:: Excerpted records
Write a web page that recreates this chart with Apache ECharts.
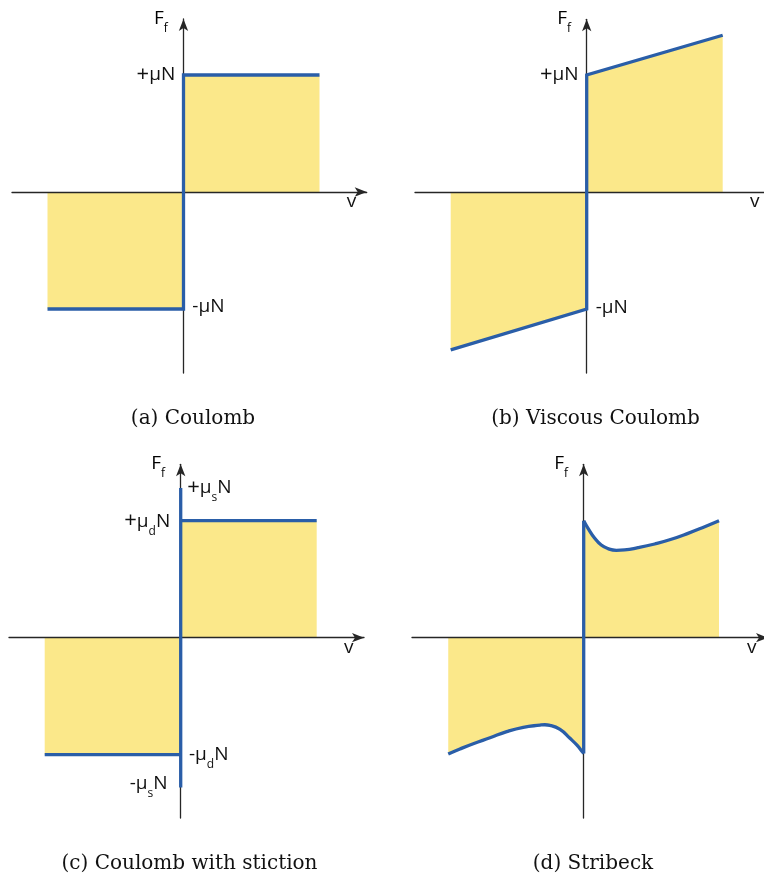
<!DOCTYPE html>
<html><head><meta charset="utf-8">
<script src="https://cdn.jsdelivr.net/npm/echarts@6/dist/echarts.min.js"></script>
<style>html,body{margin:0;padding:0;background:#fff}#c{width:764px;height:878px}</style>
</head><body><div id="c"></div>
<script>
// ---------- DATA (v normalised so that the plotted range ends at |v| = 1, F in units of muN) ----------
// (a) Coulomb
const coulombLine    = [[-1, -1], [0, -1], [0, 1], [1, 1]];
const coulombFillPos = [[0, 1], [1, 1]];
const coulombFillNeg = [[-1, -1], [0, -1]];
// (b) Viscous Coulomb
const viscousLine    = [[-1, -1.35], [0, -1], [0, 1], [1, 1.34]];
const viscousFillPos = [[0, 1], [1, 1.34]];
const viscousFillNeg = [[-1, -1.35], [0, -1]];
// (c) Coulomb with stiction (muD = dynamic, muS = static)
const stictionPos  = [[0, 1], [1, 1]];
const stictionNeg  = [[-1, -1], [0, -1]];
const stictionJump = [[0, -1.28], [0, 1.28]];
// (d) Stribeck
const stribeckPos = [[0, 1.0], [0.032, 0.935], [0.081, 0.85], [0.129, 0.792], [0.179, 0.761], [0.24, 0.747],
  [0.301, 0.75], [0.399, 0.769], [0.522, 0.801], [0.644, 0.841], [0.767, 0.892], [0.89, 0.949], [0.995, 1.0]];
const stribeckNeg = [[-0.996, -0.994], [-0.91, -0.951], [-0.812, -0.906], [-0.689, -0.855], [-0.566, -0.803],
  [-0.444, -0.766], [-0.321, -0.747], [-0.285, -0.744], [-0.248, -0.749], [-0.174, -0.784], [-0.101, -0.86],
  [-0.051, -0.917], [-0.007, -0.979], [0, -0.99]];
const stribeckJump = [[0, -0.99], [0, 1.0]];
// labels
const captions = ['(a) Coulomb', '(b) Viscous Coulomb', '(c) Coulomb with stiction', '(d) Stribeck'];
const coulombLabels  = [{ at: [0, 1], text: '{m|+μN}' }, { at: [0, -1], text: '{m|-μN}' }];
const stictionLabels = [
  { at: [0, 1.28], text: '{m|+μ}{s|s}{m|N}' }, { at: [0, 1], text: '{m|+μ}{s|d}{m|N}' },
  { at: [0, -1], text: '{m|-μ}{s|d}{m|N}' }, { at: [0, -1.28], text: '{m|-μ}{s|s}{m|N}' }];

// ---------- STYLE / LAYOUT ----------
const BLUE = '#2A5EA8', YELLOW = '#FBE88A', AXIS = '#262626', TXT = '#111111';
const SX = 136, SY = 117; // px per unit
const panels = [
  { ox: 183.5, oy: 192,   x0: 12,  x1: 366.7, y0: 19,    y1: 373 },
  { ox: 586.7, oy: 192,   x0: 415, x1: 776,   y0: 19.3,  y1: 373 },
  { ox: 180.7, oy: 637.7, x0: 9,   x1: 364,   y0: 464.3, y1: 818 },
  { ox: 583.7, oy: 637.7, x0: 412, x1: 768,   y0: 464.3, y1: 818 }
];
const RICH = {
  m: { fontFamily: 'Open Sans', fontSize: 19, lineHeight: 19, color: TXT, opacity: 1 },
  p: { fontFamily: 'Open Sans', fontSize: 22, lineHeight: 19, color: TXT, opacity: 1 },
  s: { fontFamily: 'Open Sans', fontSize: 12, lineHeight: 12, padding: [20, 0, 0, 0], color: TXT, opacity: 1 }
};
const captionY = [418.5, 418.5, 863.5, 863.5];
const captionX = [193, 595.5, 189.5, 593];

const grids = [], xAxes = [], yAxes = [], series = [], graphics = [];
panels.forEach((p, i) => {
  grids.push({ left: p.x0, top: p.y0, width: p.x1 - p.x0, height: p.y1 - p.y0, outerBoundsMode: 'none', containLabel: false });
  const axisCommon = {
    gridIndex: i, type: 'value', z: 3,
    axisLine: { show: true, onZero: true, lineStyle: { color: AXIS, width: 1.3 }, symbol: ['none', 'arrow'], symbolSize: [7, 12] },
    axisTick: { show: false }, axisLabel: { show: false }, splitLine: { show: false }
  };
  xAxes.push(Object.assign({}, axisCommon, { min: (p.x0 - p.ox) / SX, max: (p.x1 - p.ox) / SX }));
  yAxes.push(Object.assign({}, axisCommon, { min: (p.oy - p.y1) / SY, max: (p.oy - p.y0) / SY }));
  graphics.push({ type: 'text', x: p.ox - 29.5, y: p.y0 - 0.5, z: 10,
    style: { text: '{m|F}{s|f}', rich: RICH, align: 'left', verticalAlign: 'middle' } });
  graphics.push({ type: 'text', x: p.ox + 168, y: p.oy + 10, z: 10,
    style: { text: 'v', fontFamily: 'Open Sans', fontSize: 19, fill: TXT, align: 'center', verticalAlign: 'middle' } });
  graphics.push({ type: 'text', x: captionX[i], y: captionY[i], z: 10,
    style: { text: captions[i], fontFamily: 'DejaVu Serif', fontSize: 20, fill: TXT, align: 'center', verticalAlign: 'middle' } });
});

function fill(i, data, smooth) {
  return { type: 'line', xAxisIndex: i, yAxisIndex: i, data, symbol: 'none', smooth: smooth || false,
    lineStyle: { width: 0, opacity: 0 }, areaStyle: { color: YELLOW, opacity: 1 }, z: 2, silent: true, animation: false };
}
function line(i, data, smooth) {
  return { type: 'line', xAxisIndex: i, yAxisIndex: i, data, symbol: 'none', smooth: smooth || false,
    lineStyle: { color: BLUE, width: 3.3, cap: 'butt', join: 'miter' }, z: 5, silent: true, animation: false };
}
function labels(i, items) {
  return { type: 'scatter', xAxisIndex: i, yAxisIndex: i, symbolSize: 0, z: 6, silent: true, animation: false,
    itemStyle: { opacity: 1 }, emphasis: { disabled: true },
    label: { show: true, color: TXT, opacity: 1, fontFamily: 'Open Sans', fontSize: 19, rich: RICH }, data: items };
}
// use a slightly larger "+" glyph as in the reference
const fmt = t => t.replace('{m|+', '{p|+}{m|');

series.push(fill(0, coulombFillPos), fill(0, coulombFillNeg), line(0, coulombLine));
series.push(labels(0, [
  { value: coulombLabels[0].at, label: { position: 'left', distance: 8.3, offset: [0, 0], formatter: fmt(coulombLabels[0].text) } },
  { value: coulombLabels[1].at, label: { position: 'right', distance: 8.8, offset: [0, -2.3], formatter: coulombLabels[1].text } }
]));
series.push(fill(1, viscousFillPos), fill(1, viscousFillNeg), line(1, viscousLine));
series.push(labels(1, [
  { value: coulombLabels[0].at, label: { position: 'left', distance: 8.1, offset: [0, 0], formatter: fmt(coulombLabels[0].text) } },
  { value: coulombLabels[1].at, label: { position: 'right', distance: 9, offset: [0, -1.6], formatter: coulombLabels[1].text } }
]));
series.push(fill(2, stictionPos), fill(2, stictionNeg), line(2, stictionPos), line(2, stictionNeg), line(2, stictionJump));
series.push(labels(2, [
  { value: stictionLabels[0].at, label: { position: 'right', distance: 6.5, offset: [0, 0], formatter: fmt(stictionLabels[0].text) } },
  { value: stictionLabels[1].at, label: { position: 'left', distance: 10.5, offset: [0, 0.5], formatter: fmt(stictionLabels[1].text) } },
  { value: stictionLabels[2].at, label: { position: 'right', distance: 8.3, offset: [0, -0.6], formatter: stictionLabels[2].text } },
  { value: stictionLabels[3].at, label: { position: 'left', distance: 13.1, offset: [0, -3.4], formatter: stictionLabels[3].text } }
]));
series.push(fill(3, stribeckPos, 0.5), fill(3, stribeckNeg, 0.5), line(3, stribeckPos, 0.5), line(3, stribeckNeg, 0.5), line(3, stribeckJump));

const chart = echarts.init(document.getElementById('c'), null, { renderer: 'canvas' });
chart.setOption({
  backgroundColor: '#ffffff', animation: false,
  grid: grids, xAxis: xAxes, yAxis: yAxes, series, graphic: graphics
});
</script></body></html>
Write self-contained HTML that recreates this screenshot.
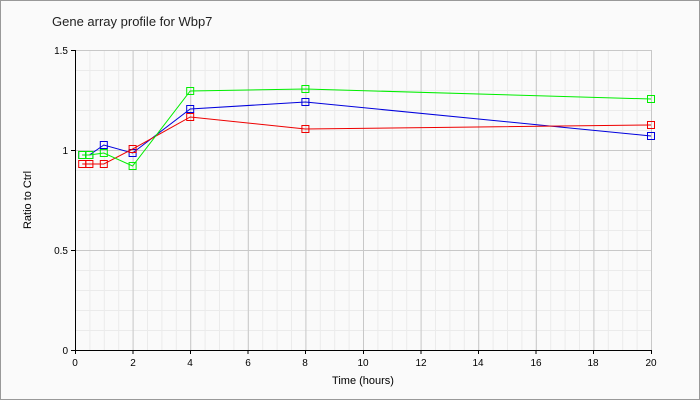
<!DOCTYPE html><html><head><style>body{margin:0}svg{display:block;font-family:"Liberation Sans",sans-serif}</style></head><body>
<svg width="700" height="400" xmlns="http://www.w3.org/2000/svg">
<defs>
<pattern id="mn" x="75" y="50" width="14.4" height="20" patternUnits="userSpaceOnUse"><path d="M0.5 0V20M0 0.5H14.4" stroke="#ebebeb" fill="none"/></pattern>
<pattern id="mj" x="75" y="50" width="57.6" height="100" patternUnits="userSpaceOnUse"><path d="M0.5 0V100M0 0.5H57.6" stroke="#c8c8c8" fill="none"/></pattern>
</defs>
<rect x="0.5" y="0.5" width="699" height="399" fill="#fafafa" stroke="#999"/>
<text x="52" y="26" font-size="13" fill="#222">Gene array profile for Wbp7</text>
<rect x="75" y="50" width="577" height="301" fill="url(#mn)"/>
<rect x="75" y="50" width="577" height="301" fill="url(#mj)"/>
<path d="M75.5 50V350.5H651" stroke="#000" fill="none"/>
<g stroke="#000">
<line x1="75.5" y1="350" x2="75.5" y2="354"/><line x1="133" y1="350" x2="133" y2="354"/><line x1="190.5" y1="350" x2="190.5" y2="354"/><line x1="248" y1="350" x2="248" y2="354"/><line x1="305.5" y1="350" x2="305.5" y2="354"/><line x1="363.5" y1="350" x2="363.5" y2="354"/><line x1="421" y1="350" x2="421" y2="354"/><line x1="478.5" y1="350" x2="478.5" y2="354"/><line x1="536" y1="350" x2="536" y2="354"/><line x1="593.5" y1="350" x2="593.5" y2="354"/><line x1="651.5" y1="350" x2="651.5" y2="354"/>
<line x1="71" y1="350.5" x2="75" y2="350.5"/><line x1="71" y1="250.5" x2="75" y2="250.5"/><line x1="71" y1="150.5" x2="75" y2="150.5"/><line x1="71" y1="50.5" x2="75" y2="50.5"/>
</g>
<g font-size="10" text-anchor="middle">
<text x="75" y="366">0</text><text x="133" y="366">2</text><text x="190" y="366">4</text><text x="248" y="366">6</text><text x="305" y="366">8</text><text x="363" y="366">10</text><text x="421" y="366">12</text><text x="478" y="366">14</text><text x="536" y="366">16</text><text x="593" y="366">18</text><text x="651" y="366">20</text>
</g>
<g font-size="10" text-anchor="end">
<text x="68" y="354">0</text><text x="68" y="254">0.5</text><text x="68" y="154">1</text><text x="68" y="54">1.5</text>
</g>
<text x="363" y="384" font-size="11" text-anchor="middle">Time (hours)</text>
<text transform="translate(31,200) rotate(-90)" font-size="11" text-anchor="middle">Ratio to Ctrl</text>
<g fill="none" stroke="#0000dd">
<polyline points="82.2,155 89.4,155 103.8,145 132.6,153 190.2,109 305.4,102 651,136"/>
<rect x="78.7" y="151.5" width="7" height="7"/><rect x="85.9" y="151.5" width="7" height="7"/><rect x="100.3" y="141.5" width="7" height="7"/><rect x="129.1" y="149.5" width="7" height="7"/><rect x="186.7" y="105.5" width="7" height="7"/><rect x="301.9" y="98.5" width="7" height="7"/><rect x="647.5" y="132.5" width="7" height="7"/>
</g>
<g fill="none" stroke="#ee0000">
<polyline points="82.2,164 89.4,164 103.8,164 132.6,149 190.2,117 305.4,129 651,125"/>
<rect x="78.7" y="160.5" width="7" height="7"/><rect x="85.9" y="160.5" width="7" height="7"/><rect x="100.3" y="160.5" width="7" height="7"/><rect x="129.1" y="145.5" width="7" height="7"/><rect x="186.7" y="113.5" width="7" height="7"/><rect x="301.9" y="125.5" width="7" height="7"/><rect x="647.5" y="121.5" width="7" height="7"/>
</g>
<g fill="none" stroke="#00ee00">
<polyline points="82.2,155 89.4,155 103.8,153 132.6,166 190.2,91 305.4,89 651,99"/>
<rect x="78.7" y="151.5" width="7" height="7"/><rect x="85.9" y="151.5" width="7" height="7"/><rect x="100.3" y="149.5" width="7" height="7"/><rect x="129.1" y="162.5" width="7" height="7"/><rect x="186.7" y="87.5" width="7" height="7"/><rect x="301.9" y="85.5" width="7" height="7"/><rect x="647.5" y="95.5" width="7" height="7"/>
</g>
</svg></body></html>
::::
**Prompt:** Locate and copy each line in the data above that includes the word "with".

**Problem solution:**
Write a web page that recreates this chart with Apache ECharts.
// (c) Coulomb with stiction (muD = dynamic, muS = static)
const captions = ['(a) Coulomb', '(b) Viscous Coulomb', '(c) Coulomb with stiction', '(d) Stribeck'];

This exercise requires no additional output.